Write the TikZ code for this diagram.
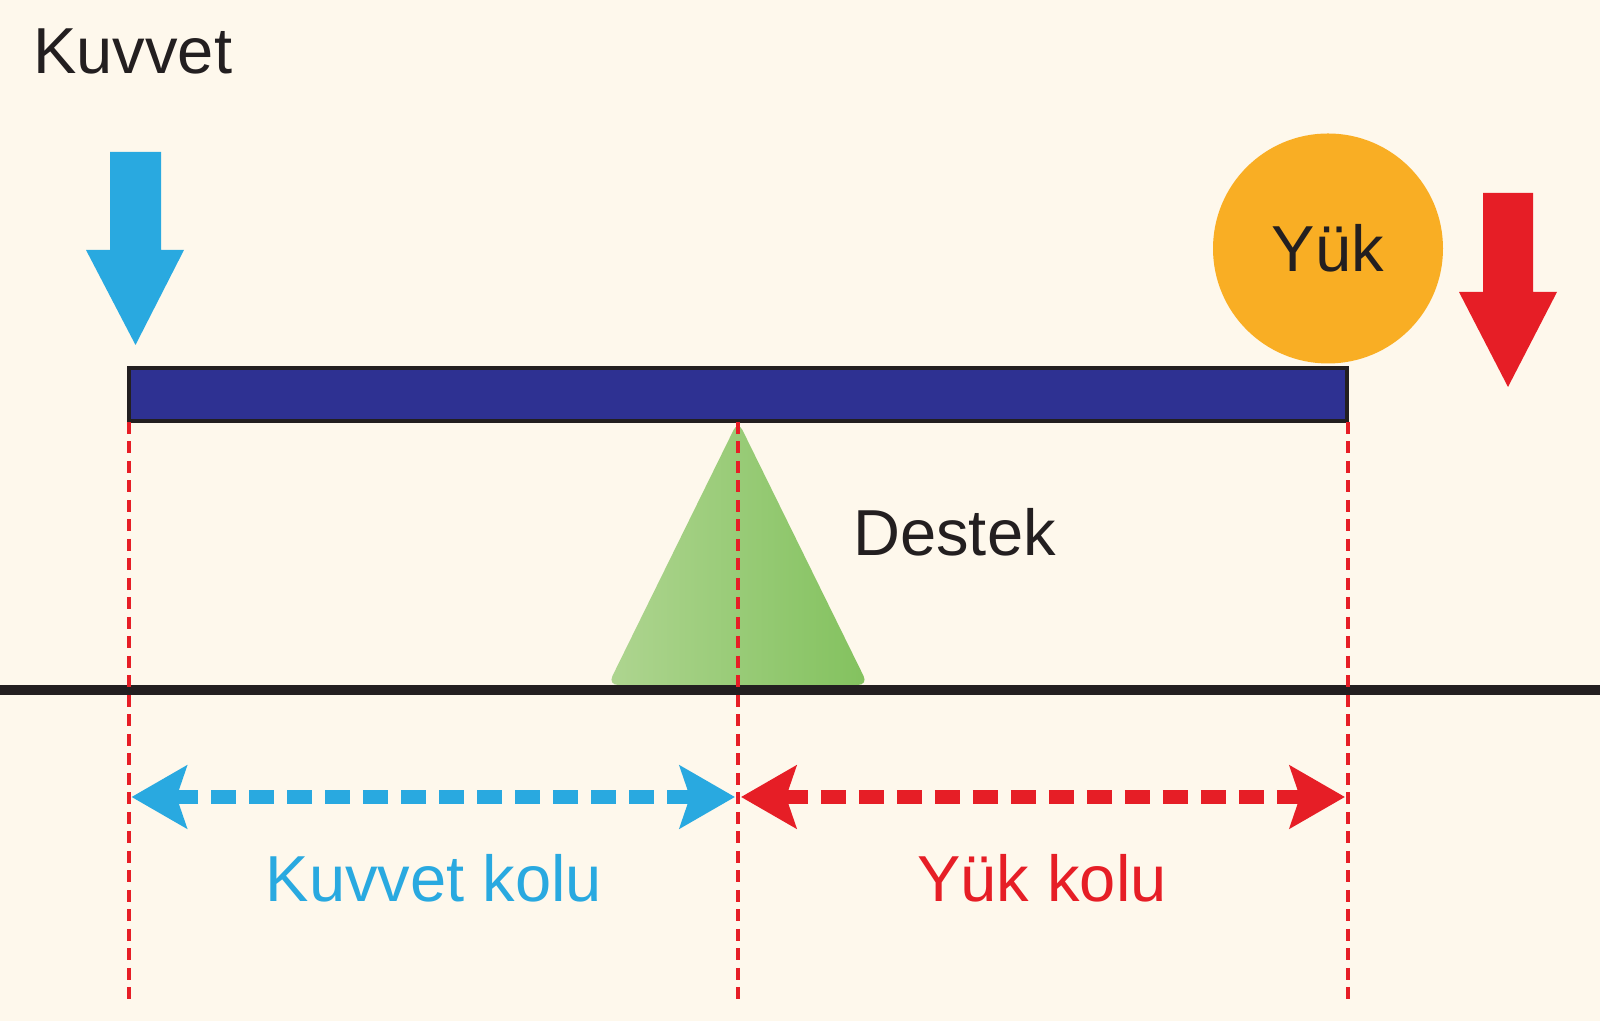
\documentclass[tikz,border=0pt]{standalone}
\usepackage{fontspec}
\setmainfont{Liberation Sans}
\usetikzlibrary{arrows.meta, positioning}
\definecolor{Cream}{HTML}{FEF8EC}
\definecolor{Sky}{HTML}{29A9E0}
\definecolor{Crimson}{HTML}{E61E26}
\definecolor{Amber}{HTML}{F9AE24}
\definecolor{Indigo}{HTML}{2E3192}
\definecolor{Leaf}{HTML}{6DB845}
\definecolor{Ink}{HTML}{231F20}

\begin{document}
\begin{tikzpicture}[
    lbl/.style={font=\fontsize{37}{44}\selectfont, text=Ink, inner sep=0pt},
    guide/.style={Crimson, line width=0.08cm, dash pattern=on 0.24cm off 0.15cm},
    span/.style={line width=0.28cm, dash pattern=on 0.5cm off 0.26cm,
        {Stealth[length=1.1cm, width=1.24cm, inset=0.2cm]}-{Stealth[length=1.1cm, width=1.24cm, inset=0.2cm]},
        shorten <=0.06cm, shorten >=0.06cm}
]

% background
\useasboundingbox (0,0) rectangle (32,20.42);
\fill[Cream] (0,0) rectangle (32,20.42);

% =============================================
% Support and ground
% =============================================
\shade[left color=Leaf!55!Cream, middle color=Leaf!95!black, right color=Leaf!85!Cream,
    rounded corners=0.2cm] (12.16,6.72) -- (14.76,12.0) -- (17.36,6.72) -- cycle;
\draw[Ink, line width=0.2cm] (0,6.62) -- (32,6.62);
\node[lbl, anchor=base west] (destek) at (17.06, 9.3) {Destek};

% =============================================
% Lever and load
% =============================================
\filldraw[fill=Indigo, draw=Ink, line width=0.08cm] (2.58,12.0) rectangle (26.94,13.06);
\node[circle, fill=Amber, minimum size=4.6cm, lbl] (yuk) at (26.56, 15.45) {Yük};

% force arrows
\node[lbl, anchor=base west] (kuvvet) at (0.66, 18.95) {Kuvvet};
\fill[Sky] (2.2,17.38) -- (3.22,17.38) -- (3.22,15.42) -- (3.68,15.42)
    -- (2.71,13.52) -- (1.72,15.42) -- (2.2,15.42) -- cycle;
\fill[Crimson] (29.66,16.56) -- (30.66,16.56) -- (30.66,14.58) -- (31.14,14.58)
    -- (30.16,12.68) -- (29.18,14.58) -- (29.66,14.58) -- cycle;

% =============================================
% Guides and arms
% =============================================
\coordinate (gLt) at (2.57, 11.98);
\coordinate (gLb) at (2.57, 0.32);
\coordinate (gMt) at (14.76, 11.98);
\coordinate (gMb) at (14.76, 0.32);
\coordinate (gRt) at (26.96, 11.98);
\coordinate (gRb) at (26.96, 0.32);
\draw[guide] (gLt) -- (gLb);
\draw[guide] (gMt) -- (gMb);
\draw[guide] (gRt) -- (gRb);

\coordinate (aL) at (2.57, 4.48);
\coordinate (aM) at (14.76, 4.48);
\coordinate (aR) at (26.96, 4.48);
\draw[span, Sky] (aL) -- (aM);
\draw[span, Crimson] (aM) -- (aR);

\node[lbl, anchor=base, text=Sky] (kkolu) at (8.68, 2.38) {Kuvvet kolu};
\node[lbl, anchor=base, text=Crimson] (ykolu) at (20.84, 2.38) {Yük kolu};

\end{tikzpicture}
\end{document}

--------

### Task brief
Make an exact copy of the lines from the top of the material through the line with "anchor=base west] (destek)", pictures excluded.

### Written answer
Write the TikZ code for this diagram.
\documentclass[tikz,border=0pt]{standalone}
\usepackage{fontspec}
\setmainfont{Liberation Sans}
\usetikzlibrary{arrows.meta, positioning}
\definecolor{Cream}{HTML}{FEF8EC}
\definecolor{Sky}{HTML}{29A9E0}
\definecolor{Crimson}{HTML}{E61E26}
\definecolor{Amber}{HTML}{F9AE24}
\definecolor{Indigo}{HTML}{2E3192}
\definecolor{Leaf}{HTML}{6DB845}
\definecolor{Ink}{HTML}{231F20}

\begin{document}
\begin{tikzpicture}[
    lbl/.style={font=\fontsize{37}{44}\selectfont, text=Ink, inner sep=0pt},
    guide/.style={Crimson, line width=0.08cm, dash pattern=on 0.24cm off 0.15cm},
    span/.style={line width=0.28cm, dash pattern=on 0.5cm off 0.26cm,
        {Stealth[length=1.1cm, width=1.24cm, inset=0.2cm]}-{Stealth[length=1.1cm, width=1.24cm, inset=0.2cm]},
        shorten <=0.06cm, shorten >=0.06cm}
]

% background
\useasboundingbox (0,0) rectangle (32,20.42);
\fill[Cream] (0,0) rectangle (32,20.42);

% =============================================
% Support and ground
% =============================================
\shade[left color=Leaf!55!Cream, middle color=Leaf!95!black, right color=Leaf!85!Cream,
    rounded corners=0.2cm] (12.16,6.72) -- (14.76,12.0) -- (17.36,6.72) -- cycle;
\draw[Ink, line width=0.2cm] (0,6.62) -- (32,6.62);
\node[lbl, anchor=base west] (destek) at (17.06, 9.3) {Destek};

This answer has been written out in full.